- **STATED EXERCISE**
Retype the data that follows line by line, exactly, and leave its pictures out.
--- BEGIN ---
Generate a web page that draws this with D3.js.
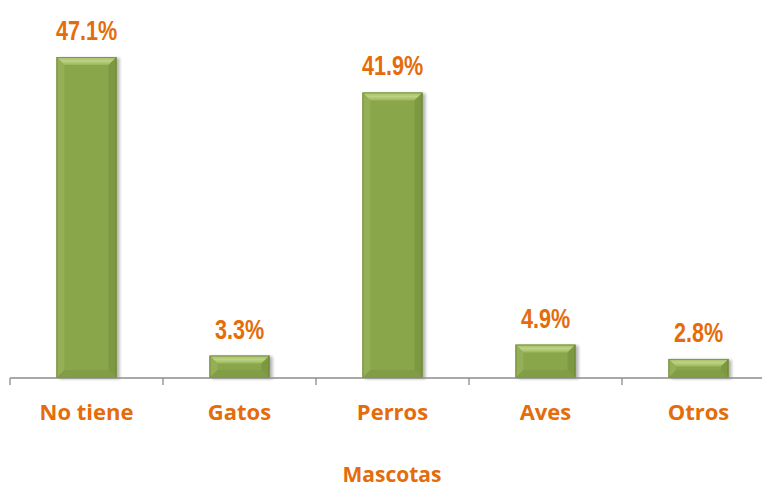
<!DOCTYPE html>
<html>
<head>
<meta charset="utf-8">
<script src="https://cdn.jsdelivr.net/npm/d3@7"></script>
<style>
  html, body { margin: 0; padding: 0; background: #fff; }
  svg { display: block; }
</style>
</head>
<body>
<svg id="chart" width="762" height="487"></svg>
<script>
// Data
const categories = ["No tiene", "Gatos", "Perros", "Aves", "Otros"];
const values = [47.1, 3.3, 41.9, 4.9, 2.8];
const valueLabels = ["47.1%", "3.3%", "41.9%", "4.9%", "2.8%"];
const axisTitle = "Mascotas";

const svg = d3.select("#chart");
const orange = "#E46C0A";
const baseY = 378;

const x = d3.scaleBand()
    .domain(categories)
    .range([10, 775])
    .paddingInner(0.607)
    .paddingOuter(0.3035);

const y = d3.scaleLinear()
    .domain([0, 47.1])
    .range([baseY, 57]);

const defs = svg.append("defs");

// soft shadow
const filt = defs.append("filter").attr("id", "shadow")
    .attr("x", "-20%").attr("y", "-20%").attr("width", "150%").attr("height", "140%");
filt.append("feGaussianBlur").attr("in", "SourceAlpha").attr("stdDeviation", 1.6);
filt.append("feOffset").attr("dx", 2.5).attr("dy", 1).attr("result", "ob");
filt.append("feComponentTransfer").append("feFuncA").attr("type", "linear").attr("slope", 0.3);
const merge = filt.append("feMerge");
merge.append("feMergeNode");
merge.append("feMergeNode").attr("in", "SourceGraphic");

const topGrad = defs.append("linearGradient").attr("id", "topBevel")
    .attr("x1", 0).attr("y1", 0).attr("x2", 0).attr("y2", 1);
topGrad.append("stop").attr("offset", "0%").attr("stop-color", "#a3bd63");
topGrad.append("stop").attr("offset", "50%").attr("stop-color", "#bcd383");
topGrad.append("stop").attr("offset", "100%").attr("stop-color", "#9cb65b");

// Bars
const bars = svg.append("g").selectAll("g.bar")
    .data(categories.map((c, i) => ({ cat: c, v: values[i], label: valueLabels[i] })))
    .join("g")
    .attr("class", "bar");

const bev = 8;
bars.each(function(d) {
    const g = d3.select(this);
    const x0 = x(d.cat), w = x.bandwidth();
    const y0 = y(d.v), h = baseY - y0;
    const b = Math.min(bev, h / 2.5);
    g.append("rect")
        .attr("x", x0).attr("y", y0).attr("width", w).attr("height", h)
        .attr("fill", "#8aa64b")
        .attr("filter", "url(#shadow)");
    // top bevel
    g.append("path")
        .attr("d", `M${x0},${y0}L${x0 + w},${y0}L${x0 + w - b},${y0 + b}L${x0 + b},${y0 + b}Z`)
        .attr("fill", "url(#topBevel)");
    // left bevel
    g.append("path")
        .attr("d", `M${x0},${y0}L${x0 + b},${y0 + b}L${x0 + b},${baseY - b}L${x0},${baseY}Z`)
        .attr("fill", "#94af55");
    // right bevel
    g.append("path")
        .attr("d", `M${x0 + w},${y0}L${x0 + w - b},${y0 + b}L${x0 + w - b},${baseY - b}L${x0 + w},${baseY}Z`)
        .attr("fill", "#7c9841");
    // bottom bevel
    g.append("path")
        .attr("d", `M${x0},${baseY}L${x0 + b},${baseY - b}L${x0 + w - b},${baseY - b}L${x0 + w},${baseY}Z`)
        .attr("fill", "#819d45");
    g.append("rect")
        .attr("x", x0 + 0.5).attr("y", y0 + 0.5).attr("width", w - 1).attr("height", h - 1)
        .attr("fill", "none")
        .attr("stroke", "#5f7530")
        .attr("stroke-opacity", 0.55);
});

// Value labels (condensed look)
bars.append("text")
    .attr("transform", d => `translate(${x(d.cat) + x.bandwidth() / 2},${y(d.v) - 17}) scale(0.8,1)`)
    .attr("text-anchor", "middle")
    .attr("fill", orange)
    .style("font-family", "'Liberation Sans', Arial, sans-serif")
    .style("font-weight", "bold")
    .style("font-size", "27px")
    .text(d => d.label);

// Axis
const axisG = svg.append("g")
    .attr("transform", `translate(0,${baseY})`);
axisG.append("line")
    .attr("x1", 10).attr("x2", 775)
    .attr("stroke", "#8c8c8c").attr("stroke-width", 1.3);
const tickPos = categories.map(c => x(c) - x.step() * x.paddingInner() / 2);
tickPos.push(775);
tickPos[0] = 10;
axisG.selectAll("line.tick")
    .data(tickPos)
    .join("line")
    .attr("class", "tick")
    .attr("x1", d => d).attr("x2", d => d)
    .attr("y1", 0).attr("y2", 7)
    .attr("stroke", "#8c8c8c").attr("stroke-width", 1.3);

axisG.selectAll("text.cat")
    .data(categories)
    .join("text")
    .attr("class", "cat")
    .attr("x", d => x(d) + x.bandwidth() / 2)
    .attr("y", 42)
    .attr("text-anchor", "middle")
    .attr("fill", orange)
    .style("font-family", "'Open Sans', sans-serif")
    .style("font-weight", "bold")
    .style("font-size", "22px")
    .text(d => d);

svg.append("text")
    .attr("x", 392)
    .attr("y", 482)
    .attr("text-anchor", "middle")
    .attr("fill", orange)
    .style("font-family", "'Open Sans', sans-serif")
    .style("font-weight", "bold")
    .style("font-size", "21px")
    .text(axisTitle);
</script>
</body>
</html>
--- END ---
- **ANSWER FOR THE TASK**
Generate a web page that draws this with D3.js.
<!DOCTYPE html>
<html>
<head>
<meta charset="utf-8">
<script src="https://cdn.jsdelivr.net/npm/d3@7"></script>
<style>
  html, body { margin: 0; padding: 0; background: #fff; }
  svg { display: block; }
</style>
</head>
<body>
<svg id="chart" width="762" height="487"></svg>
<script>
// Data
const categories = ["No tiene", "Gatos", "Perros", "Aves", "Otros"];
const values = [47.1, 3.3, 41.9, 4.9, 2.8];
const valueLabels = ["47.1%", "3.3%", "41.9%", "4.9%", "2.8%"];
const axisTitle = "Mascotas";

const svg = d3.select("#chart");
const orange = "#E46C0A";
const baseY = 378;

const x = d3.scaleBand()
    .domain(categories)
    .range([10, 775])
    .paddingInner(0.607)
    .paddingOuter(0.3035);

const y = d3.scaleLinear()
    .domain([0, 47.1])
    .range([baseY, 57]);

const defs = svg.append("defs");

// soft shadow
const filt = defs.append("filter").attr("id", "shadow")
    .attr("x", "-20%").attr("y", "-20%").attr("width", "150%").attr("height", "140%");
filt.append("feGaussianBlur").attr("in", "SourceAlpha").attr("stdDeviation", 1.6);
filt.append("feOffset").attr("dx", 2.5).attr("dy", 1).attr("result", "ob");
filt.append("feComponentTransfer").append("feFuncA").attr("type", "linear").attr("slope", 0.3);
const merge = filt.append("feMerge");
merge.append("feMergeNode");
merge.append("feMergeNode").attr("in", "SourceGraphic");

const topGrad = defs.append("linearGradient").attr("id", "topBevel")
    .attr("x1", 0).attr("y1", 0).attr("x2", 0).attr("y2", 1);
topGrad.append("stop").attr("offset", "0%").attr("stop-color", "#a3bd63");
topGrad.append("stop").attr("offset", "50%").attr("stop-color", "#bcd383");
topGrad.append("stop").attr("offset", "100%").attr("stop-color", "#9cb65b");

// Bars
const bars = svg.append("g").selectAll("g.bar")
    .data(categories.map((c, i) => ({ cat: c, v: values[i], label: valueLabels[i] })))
    .join("g")
    .attr("class", "bar");

const bev = 8;
bars.each(function(d) {
    const g = d3.select(this);
    const x0 = x(d.cat), w = x.bandwidth();
    const y0 = y(d.v), h = baseY - y0;
    const b = Math.min(bev, h / 2.5);
    g.append("rect")
        .attr("x", x0).attr("y", y0).attr("width", w).attr("height", h)
        .attr("fill", "#8aa64b")
        .attr("filter", "url(#shadow)");
    // top bevel
    g.append("path")
        .attr("d", `M${x0},${y0}L${x0 + w},${y0}L${x0 + w - b},${y0 + b}L${x0 + b},${y0 + b}Z`)
        .attr("fill", "url(#topBevel)");
    // left bevel
    g.append("path")
        .attr("d", `M${x0},${y0}L${x0 + b},${y0 + b}L${x0 + b},${baseY - b}L${x0},${baseY}Z`)
        .attr("fill", "#94af55");
    // right bevel
    g.append("path")
        .attr("d", `M${x0 + w},${y0}L${x0 + w - b},${y0 + b}L${x0 + w - b},${baseY - b}L${x0 + w},${baseY}Z`)
        .attr("fill", "#7c9841");
    // bottom bevel
    g.append("path")
        .attr("d", `M${x0},${baseY}L${x0 + b},${baseY - b}L${x0 + w - b},${baseY - b}L${x0 + w},${baseY}Z`)
        .attr("fill", "#819d45");
    g.append("rect")
        .attr("x", x0 + 0.5).attr("y", y0 + 0.5).attr("width", w - 1).attr("height", h - 1)
        .attr("fill", "none")
        .attr("stroke", "#5f7530")
        .attr("stroke-opacity", 0.55);
});

// Value labels (condensed look)
bars.append("text")
    .attr("transform", d => `translate(${x(d.cat) + x.bandwidth() / 2},${y(d.v) - 17}) scale(0.8,1)`)
    .attr("text-anchor", "middle")
    .attr("fill", orange)
    .style("font-family", "'Liberation Sans', Arial, sans-serif")
    .style("font-weight", "bold")
    .style("font-size", "27px")
    .text(d => d.label);

// Axis
const axisG = svg.append("g")
    .attr("transform", `translate(0,${baseY})`);
axisG.append("line")
    .attr("x1", 10).attr("x2", 775)
    .attr("stroke", "#8c8c8c").attr("stroke-width", 1.3);
const tickPos = categories.map(c => x(c) - x.step() * x.paddingInner() / 2);
tickPos.push(775);
tickPos[0] = 10;
axisG.selectAll("line.tick")
    .data(tickPos)
    .join("line")
    .attr("class", "tick")
    .attr("x1", d => d).attr("x2", d => d)
    .attr("y1", 0).attr("y2", 7)
    .attr("stroke", "#8c8c8c").attr("stroke-width", 1.3);

axisG.selectAll("text.cat")
    .data(categories)
    .join("text")
    .attr("class", "cat")
    .attr("x", d => x(d) + x.bandwidth() / 2)
    .attr("y", 42)
    .attr("text-anchor", "middle")
    .attr("fill", orange)
    .style("font-family", "'Open Sans', sans-serif")
    .style("font-weight", "bold")
    .style("font-size", "22px")
    .text(d => d);

svg.append("text")
    .attr("x", 392)
    .attr("y", 482)
    .attr("text-anchor", "middle")
    .attr("fill", orange)
    .style("font-family", "'Open Sans', sans-serif")
    .style("font-weight", "bold")
    .style("font-size", "21px")
    .text(axisTitle);
</script>
</body>
</html>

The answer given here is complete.